My grandfather was born in Italy in 1911. He lived with their parents and his brothers in a little village called Turin.
There, his father had a carpentry where he built furniture to sell it in the city. He didn’t earn too much money, because the wood was so expensive that the profit he got was just enough for the every day’s food for his children and wife as he couldn’t put higher prices to his products because in those years the economic situation wasn’t the best.
When he was about forty he started with serious health problems as a result of interminable hours of hard work .He felt terrible pain in his joints but he continued working, until one day he could not walk anymore and he was confined to bed.
He fell in such a deep depression because of his condition that some weeks later he died.
His mother couldn’t find a job, because women weren’t accepted, but sometimes she washed others people clothes for some little money that wasn’t almost anything for feeding four children.
In those times my grandfather was 13, and he had to left school to help his mother. Fortunately his father had taught him his office, so he started to do some furniture to sell it and get money for his house, but the wood price increased abruptly so people couldn’t afford furniture despite it weren’t expensive. Everything was worst and worst, he and his brothers were almost ill because sometimes they didn’t eat for days, until one day he received a letter from his beloved uncle, in which he told my grandfather about how well was going everything in Argentina, that he had found job in a big carpentry where ships were built and there were needed more employees. He offered, too, a place to live and with the letter he sent him the the money to buy the ticket to go with him.

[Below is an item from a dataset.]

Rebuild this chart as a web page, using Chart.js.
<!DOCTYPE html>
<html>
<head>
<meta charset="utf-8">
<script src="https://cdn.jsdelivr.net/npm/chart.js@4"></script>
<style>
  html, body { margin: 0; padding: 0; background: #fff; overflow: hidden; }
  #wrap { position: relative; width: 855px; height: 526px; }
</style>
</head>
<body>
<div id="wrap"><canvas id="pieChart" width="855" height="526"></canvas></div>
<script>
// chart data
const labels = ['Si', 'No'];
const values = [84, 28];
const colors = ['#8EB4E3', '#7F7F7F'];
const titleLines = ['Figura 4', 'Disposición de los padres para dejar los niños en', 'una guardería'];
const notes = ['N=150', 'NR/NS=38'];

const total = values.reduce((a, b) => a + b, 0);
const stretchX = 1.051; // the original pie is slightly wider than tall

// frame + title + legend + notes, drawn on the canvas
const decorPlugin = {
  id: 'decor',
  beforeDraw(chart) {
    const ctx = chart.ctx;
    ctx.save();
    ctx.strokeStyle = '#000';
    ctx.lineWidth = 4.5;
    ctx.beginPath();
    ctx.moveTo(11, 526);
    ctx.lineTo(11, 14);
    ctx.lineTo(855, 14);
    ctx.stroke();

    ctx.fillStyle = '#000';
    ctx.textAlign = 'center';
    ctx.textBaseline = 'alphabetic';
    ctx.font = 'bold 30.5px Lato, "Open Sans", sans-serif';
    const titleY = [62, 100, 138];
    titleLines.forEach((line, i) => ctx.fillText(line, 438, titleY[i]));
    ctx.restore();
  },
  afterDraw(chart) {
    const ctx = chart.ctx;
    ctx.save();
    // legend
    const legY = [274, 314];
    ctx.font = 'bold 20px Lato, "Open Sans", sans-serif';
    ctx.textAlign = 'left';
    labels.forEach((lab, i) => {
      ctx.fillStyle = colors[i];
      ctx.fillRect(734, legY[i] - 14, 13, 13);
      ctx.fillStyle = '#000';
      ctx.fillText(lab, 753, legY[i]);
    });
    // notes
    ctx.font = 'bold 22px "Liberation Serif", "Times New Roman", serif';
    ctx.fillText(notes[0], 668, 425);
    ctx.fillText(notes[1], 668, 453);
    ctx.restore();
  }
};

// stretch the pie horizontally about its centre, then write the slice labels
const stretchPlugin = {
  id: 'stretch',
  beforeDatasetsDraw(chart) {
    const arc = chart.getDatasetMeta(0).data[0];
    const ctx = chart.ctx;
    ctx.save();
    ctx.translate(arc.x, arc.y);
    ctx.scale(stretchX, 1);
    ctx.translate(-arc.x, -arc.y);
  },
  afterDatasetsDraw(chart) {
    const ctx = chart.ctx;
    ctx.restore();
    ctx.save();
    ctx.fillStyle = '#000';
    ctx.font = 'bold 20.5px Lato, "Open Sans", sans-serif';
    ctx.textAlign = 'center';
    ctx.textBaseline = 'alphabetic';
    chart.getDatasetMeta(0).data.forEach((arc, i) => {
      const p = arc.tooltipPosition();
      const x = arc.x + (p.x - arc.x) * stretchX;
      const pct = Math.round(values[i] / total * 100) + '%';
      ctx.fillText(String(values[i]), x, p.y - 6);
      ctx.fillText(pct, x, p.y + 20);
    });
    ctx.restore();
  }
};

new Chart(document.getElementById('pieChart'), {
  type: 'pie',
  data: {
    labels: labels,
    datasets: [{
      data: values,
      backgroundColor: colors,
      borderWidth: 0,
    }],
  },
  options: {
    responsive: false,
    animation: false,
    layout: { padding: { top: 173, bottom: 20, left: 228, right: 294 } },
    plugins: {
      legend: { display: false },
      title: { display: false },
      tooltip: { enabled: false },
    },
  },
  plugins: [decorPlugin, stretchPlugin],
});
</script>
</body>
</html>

My grandmother wasn’t sure about whether let her son left to an unknown place with only 14 years old and maybe didn’t see him anymore or give him the opportunity of a better future which later would permit him to help his brothers. But he was so anxious and besides he wouldn’t be alone, so she gave him permission to leave.
They agreed on that when he had saved money he would send
it to her so she and his brothers could travel to Argentina too and live all together again.
He left Italy in 1924 .When he arrived to our country he met his uncle and next day he was working in this big carpentry in Buenos Aires .At the beginning he felt so strange but when he realized that most of the employees were immigrants he was more comfortable.
The first months he lived where his uncle was living, a tenement, (tenements were big houses divided into lots of bedrooms that were owned by rich families which had abandoned them because of the yellow fever plague, and then with the arrival of the immigrants they saw an excellent opportunity to make money by renting them). The place was dirty and was no water to have a bath, but was the only place he could afford.
Later he rented a house outside the city and he sent money to his family as soon as he could, so each brother was coming one by one, but when it was his mother’s turn it was too late because she had died.
In 1931 he met my grandmother in his boss’s birthday party and they married in 1932.
Thy formed a warm family in a very nice house in Lanus and they had two daughters Elva and Zulma (my mother).
My grandfather died in 1970 of a sickness and my grandmother dedicated to look after her grandchildren until her death, in 1980.